MATERIAL:

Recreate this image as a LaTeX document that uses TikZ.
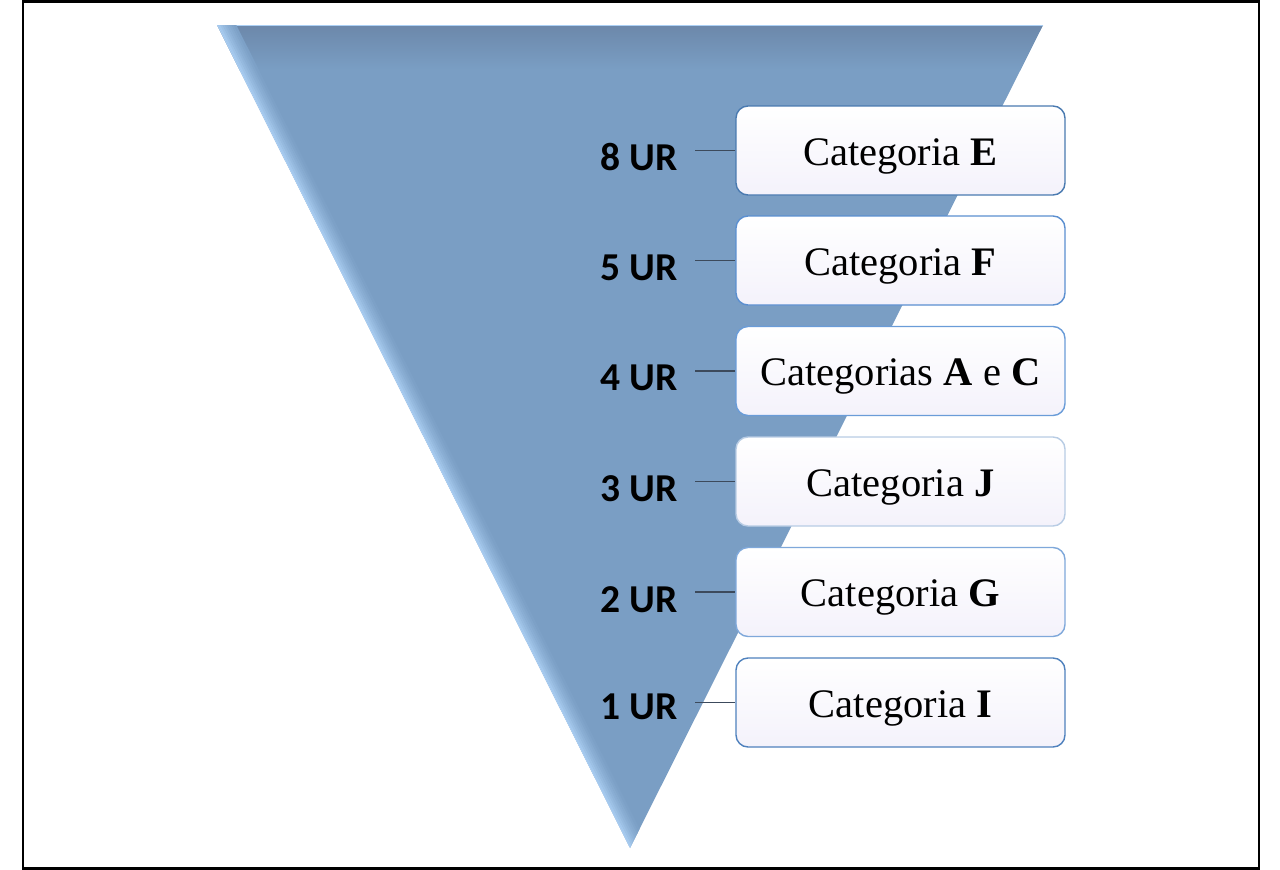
\documentclass[tikz,border=0pt]{standalone}
\usepackage{fontspec}
\setmainfont{Liberation Serif}
\newfontfamily\labfont{Carlito}
\definecolor{tri}{RGB}{122,158,196}
\definecolor{tridark}{RGB}{108,136,170}
\definecolor{trilight}{RGB}{172,208,244}
\definecolor{conncol}{RGB}{60,74,92}
\definecolor{boxbot}{RGB}{244,242,251}
\definecolor{bA}{RGB}{74,122,176}
\definecolor{bB}{RGB}{91,143,208}
\definecolor{bC}{RGB}{106,156,216}
\definecolor{bD}{RGB}{184,204,228}
\definecolor{bE}{RGB}{127,168,218}
\definecolor{bF}{RGB}{79,129,189}
\tikzset{
  catbox/.style={draw, line width=1.4pt, rounded corners=12pt, top color=white, bottom color=boxbot,
    minimum width=329pt, minimum height=89pt, inner sep=0pt, text height=29pt, text depth=0pt,
    font=\fontsize{40.5}{48}\selectfont},
  urlabel/.style={anchor=east, inner sep=0pt, font=\labfont\bfseries\fontsize{39.5}{46}\selectfont},
  conn/.style={draw=conncol, line width=1.3pt}
}
\begin{document}
\begin{tikzpicture}[x=1pt,y=-1pt]
\useasboundingbox (0,0) rectangle (1280,870);
\draw[line width=2.2pt] (23,1.5) rectangle (1259,868.5);
\coordinate (TL) at (217,25);
\coordinate (TR) at (1043,25);
\coordinate (B) at (630,848);
\fill[tri] (TL) -- (TR) -- (B) -- cycle;
\begin{scope}
  \clip (TL) -- (TR) -- (B) -- cycle;
  \shade[top color=tridark, bottom color=tri] (200,25) rectangle (1060,70);
  \draw[trilight, line width=1.5pt] (200,25.5) -- (1060,25.5);
  \foreach \k/\p in {0/100,2/85,4/70,6/56,8/44,10/33,12/23,14/14,16/6} {
    \draw[line width=2.4pt, trilight!\p!tri]
      ([shift={(0.8938*\k,-0.4485*\k)}]187,-35) -- ([shift={(0.8938*\k,-0.4485*\k)}]660,908);
  }
\end{scope}
% boxes
\node[catbox, draw=bA] (c1) at (900.5,150.5) {Categoria \textbf{E}};
\node[catbox, draw=bB] (c2) at (900.5,260.5) {Categoria \textbf{F}};
\node[catbox, draw=bC] (c3) at (900.5,371) {Categorias \textbf{A} e \textbf{C}};
\node[catbox, draw=bD] (c4) at (900.5,481.5) {Categoria \textbf{J}};
\node[catbox, draw=bE] (c5) at (900.5,592) {Categoria \textbf{G}};
\node[catbox, draw=bF] (c6) at (900.5,702.5) {Categoria \textbf{I}};
% labels
\node[urlabel] (u1) at (678,157.5) {8 UR};
\node[urlabel] (u2) at (678,267.5) {5 UR};
\node[urlabel] (u3) at (678,377.5) {4 UR};
\node[urlabel] (u4) at (678,488.5) {3 UR};
\node[urlabel] (u5) at (678,599.5) {2 UR};
\node[urlabel] (u6) at (678,706.5) {1 UR};
% connectors
\foreach \i in {1,...,6} {
  \draw[conn] ([xshift=17pt]u\i.east |- c\i.west) -- (c\i.west);
}
\end{tikzpicture}
\end{document}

AIM OF THE EXERCISE: Reproduce the material word for word. Any pictures should be left out of the copy.

TASK RESPONSE:
Recreate this image as a LaTeX document that uses TikZ.
\documentclass[tikz,border=0pt]{standalone}
\usepackage{fontspec}
\setmainfont{Liberation Serif}
\newfontfamily\labfont{Carlito}
\definecolor{tri}{RGB}{122,158,196}
\definecolor{tridark}{RGB}{108,136,170}
\definecolor{trilight}{RGB}{172,208,244}
\definecolor{conncol}{RGB}{60,74,92}
\definecolor{boxbot}{RGB}{244,242,251}
\definecolor{bA}{RGB}{74,122,176}
\definecolor{bB}{RGB}{91,143,208}
\definecolor{bC}{RGB}{106,156,216}
\definecolor{bD}{RGB}{184,204,228}
\definecolor{bE}{RGB}{127,168,218}
\definecolor{bF}{RGB}{79,129,189}
\tikzset{
  catbox/.style={draw, line width=1.4pt, rounded corners=12pt, top color=white, bottom color=boxbot,
    minimum width=329pt, minimum height=89pt, inner sep=0pt, text height=29pt, text depth=0pt,
    font=\fontsize{40.5}{48}\selectfont},
  urlabel/.style={anchor=east, inner sep=0pt, font=\labfont\bfseries\fontsize{39.5}{46}\selectfont},
  conn/.style={draw=conncol, line width=1.3pt}
}
\begin{document}
\begin{tikzpicture}[x=1pt,y=-1pt]
\useasboundingbox (0,0) rectangle (1280,870);
\draw[line width=2.2pt] (23,1.5) rectangle (1259,868.5);
\coordinate (TL) at (217,25);
\coordinate (TR) at (1043,25);
\coordinate (B) at (630,848);
\fill[tri] (TL) -- (TR) -- (B) -- cycle;
\begin{scope}
  \clip (TL) -- (TR) -- (B) -- cycle;
  \shade[top color=tridark, bottom color=tri] (200,25) rectangle (1060,70);
  \draw[trilight, line width=1.5pt] (200,25.5) -- (1060,25.5);
  \foreach \k/\p in {0/100,2/85,4/70,6/56,8/44,10/33,12/23,14/14,16/6} {
    \draw[line width=2.4pt, trilight!\p!tri]
      ([shift={(0.8938*\k,-0.4485*\k)}]187,-35) -- ([shift={(0.8938*\k,-0.4485*\k)}]660,908);
  }
\end{scope}
% boxes
\node[catbox, draw=bA] (c1) at (900.5,150.5) {Categoria \textbf{E}};
\node[catbox, draw=bB] (c2) at (900.5,260.5) {Categoria \textbf{F}};
\node[catbox, draw=bC] (c3) at (900.5,371) {Categorias \textbf{A} e \textbf{C}};
\node[catbox, draw=bD] (c4) at (900.5,481.5) {Categoria \textbf{J}};
\node[catbox, draw=bE] (c5) at (900.5,592) {Categoria \textbf{G}};
\node[catbox, draw=bF] (c6) at (900.5,702.5) {Categoria \textbf{I}};
% labels
\node[urlabel] (u1) at (678,157.5) {8 UR};
\node[urlabel] (u2) at (678,267.5) {5 UR};
\node[urlabel] (u3) at (678,377.5) {4 UR};
\node[urlabel] (u4) at (678,488.5) {3 UR};
\node[urlabel] (u5) at (678,599.5) {2 UR};
\node[urlabel] (u6) at (678,706.5) {1 UR};
% connectors
\foreach \i in {1,...,6} {
  \draw[conn] ([xshift=17pt]u\i.east |- c\i.west) -- (c\i.west);
}
\end{tikzpicture}
\end{document}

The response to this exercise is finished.